Tale smarrimento culturale ha colpito inevitabilmente anche la classe politica. Dice il presidente emerito della Corte Costituzionale, Gustavo Zagrebelsky: "La classe dirigente - intendo coloro che stanno nelle istituzioni, a tutti i livelli - è decaduta a un livello culturale imbarazzante". La ragione secondo il giurista è semplice: "Di cultura politica la gestione del potere per il potere non ha bisogno. Sarebbe non solo superflua, ma addirittura incompatibile, contraddittoria". E poi arriva il paragone, lapidario, con i politici che hanno guidato la ricostruzione dell'Italia: "Parri, Nenni, De Gasperi, Einaudi, Togliatti, per esempio - afferma Zagrebelsky -. Se li mettiamo insieme non è perché avessero le stesse idee, ma perché ne avevano, e le idee davano un senso politico alla loro azione".

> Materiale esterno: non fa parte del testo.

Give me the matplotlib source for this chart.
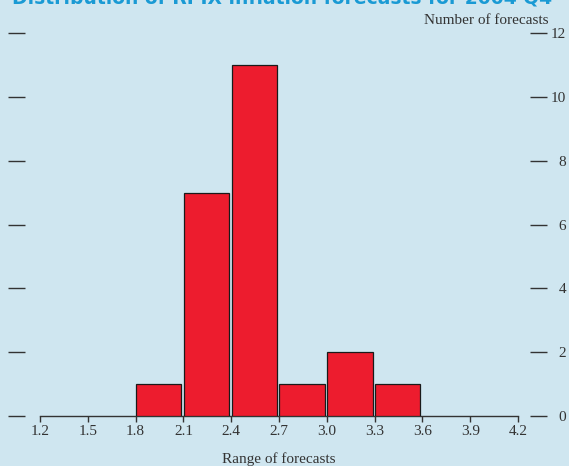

Dalla mancanza di cultura e di senso civico il passo verso il menefreghismo e la maleducazione è breve. A ricordarcelo è il giornalista Massimo Fini, senza giri di parole, come sua abitudine: "Siamo un paese maleducato - afferma -. Le persone si fanno continuamente sgarbi senza neanche rendersene conto, non esiste il rispetto dell'altro". Secondo lo scrittore Andrea Camilleri - che l'autrice ci ricorda va a trovare una volta all'anno - "la febbre è alta. Siamo in un momento di decadenza - dice il creatore di Montalbano -: la crisi della politica rappresenta la crisi della società".
Da tutto questo emerge che il nostro paese vada riformato in toto dal problema occupazionale che continua a languire ed a fare vittime in particolare giovani in cerca di prima occupazione, e meno giovani che hanno perso il lavoro, alla riforma della burocrazia e della giustizia molto lente e macchinose.

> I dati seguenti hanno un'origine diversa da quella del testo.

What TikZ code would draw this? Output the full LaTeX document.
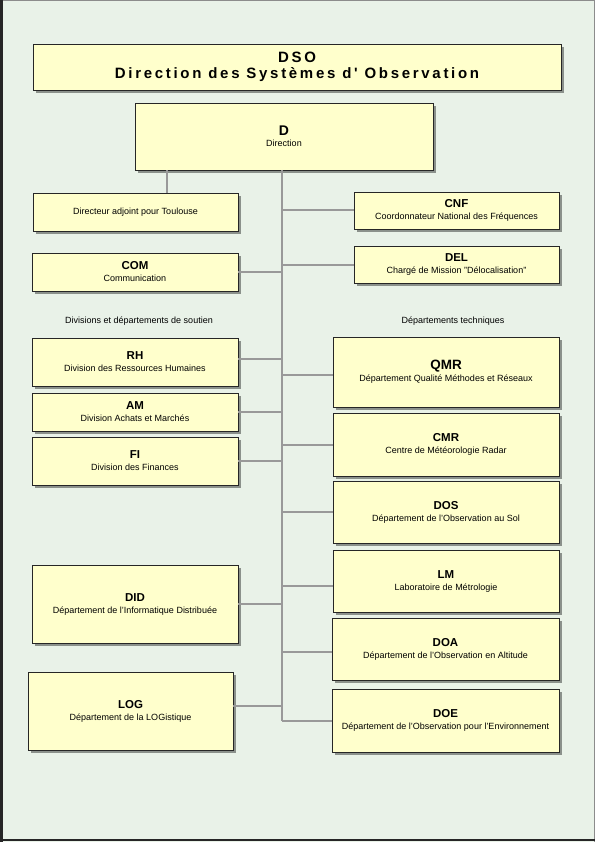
\documentclass[tikz,border=0pt]{standalone}
\usepackage{fontspec}
\setmainfont{Liberation Sans}
\newfontfamily\titlefont[LetterSpace=18]{Liberation Sans}
\usetikzlibrary{shadows}
\definecolor{bgcol}{HTML}{E9F2E8}
\definecolor{boxfill}{HTML}{FFFFCC}
\definecolor{conncol}{HTML}{999999}
\newcommand\boxttl[1]{{\fontsize{11.5}{12}\selectfont\bfseries #1}}
\newcommand\bigttl[1]{{\fontsize{13.5}{14}\selectfont\bfseries #1}}
\newcommand\boxsub[1]{{\fontsize{9}{10}\selectfont #1}}
\tikzset{
  orgbox/.style={draw=black!85, line width=0.8pt, fill=boxfill,
    drop shadow={shadow xshift=3pt, shadow yshift=-3pt, fill=black, opacity=0.4},
    align=center, inner sep=1pt, outer sep=0pt},
  conn/.style={draw=conncol, line width=2pt},
  lbl/.style={font=\fontsize{9}{10}\selectfont, inner sep=0pt}
}
\begin{document}
\begin{tikzpicture}[x=1pt, y=-1pt]
  % background and frame
  \fill[bgcol] (0,0) rectangle (595,842);
  \useasboundingbox (0,0) rectangle (595,842);
  \draw[black!45, line width=1pt] (0,0.5) -- (595,0.5);
  \draw[black!45, line width=1pt] (594.5,0) -- (594.5,842);
  \draw[black!85, line width=3pt] (1.5,0) -- (1.5,842);
  \draw[black!85, line width=2pt] (0,839.5) -- (595,839.5);

  % spine coordinates
  \coordinate (sp) at (282,0);
  \coordinate (da) at (167,0);

  % boxes
  \node[orgbox, minimum width=298pt, minimum height=67pt] (D) at (284,136.5)
    {{\fontsize{14}{15}\selectfont\bfseries D}\\[-1pt]\boxsub{Direction}};
  \node[orgbox, minimum width=205pt, minimum height=38pt] (DA) at (135.5,212)
    {\boxsub{Directeur adjoint pour Toulouse}};
  \node[orgbox, minimum width=205pt, minimum height=37pt] (CNF) at (456.5,210.5)
    {\boxttl{CNF}\\\boxsub{Coordonnateur National des Fréquences}};
  \node[orgbox, minimum width=205pt, minimum height=37pt] (DEL) at (456.5,264.5)
    {\boxttl{DEL}\\\boxsub{Chargé de Mission "Délocalisation"}};
  \node[orgbox, minimum width=206pt, minimum height=38pt] (COM) at (135,272)
    {\boxttl{COM}\\\boxsub{Communication}};
  \node[orgbox, minimum width=206pt, minimum height=48pt] (RH) at (135,362)
    {\boxttl{RH}\\\boxsub{Division des Ressources Humaines}};
  \node[orgbox, minimum width=206pt, minimum height=38pt] (AM) at (135,412)
    {\boxttl{AM}\\\boxsub{Division Achats et Marchés}};
  \node[orgbox, minimum width=206pt, minimum height=48pt] (FI) at (135,461)
    {\boxttl{FI}\\\boxsub{Division des Finances}};
  \node[orgbox, minimum width=206pt, minimum height=78pt] (DID) at (135,604)
    {\boxttl{DID}\\\boxsub{Département de l'Informatique Distribuée}};
  \node[orgbox, minimum width=205pt, minimum height=78pt] (LOG) at (130.5,711)
    {\boxttl{LOG}\\\boxsub{Département de la LOGistique}};
  \node[orgbox, minimum width=226pt, minimum height=70pt] (QMR) at (446,372)
    {\bigttl{QMR}\\\boxsub{Département Qualité Méthodes et Réseaux}};
  \node[orgbox, minimum width=226pt, minimum height=63pt] (CMR) at (446,444.5)
    {\boxttl{CMR}\\\boxsub{Centre de Météorologie Radar}};
  \node[orgbox, minimum width=226pt, minimum height=62pt] (DOS) at (446,512)
    {\boxttl{DOS}\\\boxsub{Département de l'Observation au Sol}};
  \node[orgbox, minimum width=226pt, minimum height=62pt] (LM) at (446,581)
    {\boxttl{LM}\\\boxsub{Laboratoire de Métrologie}};
  \node[orgbox, minimum width=227pt, minimum height=62pt] (DOA) at (445.5,649)
    {\boxttl{DOA}\\\boxsub{Département de l'Observation en Altitude}};
  \node[orgbox, minimum width=227pt, minimum height=63pt] (DOE) at (445.5,720.5)
    {\boxttl{DOE}\\\boxsub{Département de l'Observation pour l'Environnement}};

  \node[orgbox, minimum width=528pt, minimum height=46pt,
        font={\titlefont\fontsize{15}{16.5}\selectfont\bfseries}] (DSO) at (297,67)
    {DSO\\Direction des Systèmes d' Observation};

  % connectors
  \draw[conn] (D.south -| sp) -- (DOE.west -| sp);
  \draw[conn] (D.south -| da) -- (DA.north -| da);
  \draw[conn] (CNF.west) -- (CNF.west -| sp);
  \draw[conn] (DEL.west) -- (DEL.west -| sp);
  \draw[conn] (COM.east) -- (COM.east -| sp);
  \draw[conn] ([yshift=3pt]RH.east) -- ([yshift=3pt]RH.east -| sp);
  \draw[conn] (AM.east) -- (AM.east -| sp);
  \draw[conn] (FI.east) -- (FI.east -| sp);
  \draw[conn] (DID.east) -- (DID.east -| sp);
  \draw[conn] ([yshift=5pt]LOG.east) -- ([yshift=5pt]LOG.east -| sp);
  \draw[conn] ([yshift=-3pt]QMR.west) -- ([yshift=-3pt]QMR.west -| sp);
  \draw[conn] (CMR.west) -- (CMR.west -| sp);
  \draw[conn] (DOS.west) -- (DOS.west -| sp);
  \draw[conn] ([yshift=-5pt]LM.west) -- ([yshift=-5pt]LM.west -| sp);
  \draw[conn] ([yshift=-3pt]DOA.west) -- ([yshift=-3pt]DOA.west -| sp);
  \draw[conn] (DOE.west) -- (DOE.west -| sp);

  % group labels
  \node[lbl] (lsout) at (139,321) {Divisions et départements de soutien};
  \node[lbl] (ltech) at (453,321) {Départements techniques};
\end{tikzpicture}
\end{document}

Per non parlare al problema della micro e macrocrimianalità e soprattutto quello degli immigrati che vanno ad ingrossare la schiera dei disoccupati e cioè di quello che Karl Marx definiva “L’esercito industriale di riserva” ed i politici italiani dovrebbero collaborare per cercare una soluzione a tutti questi problemi.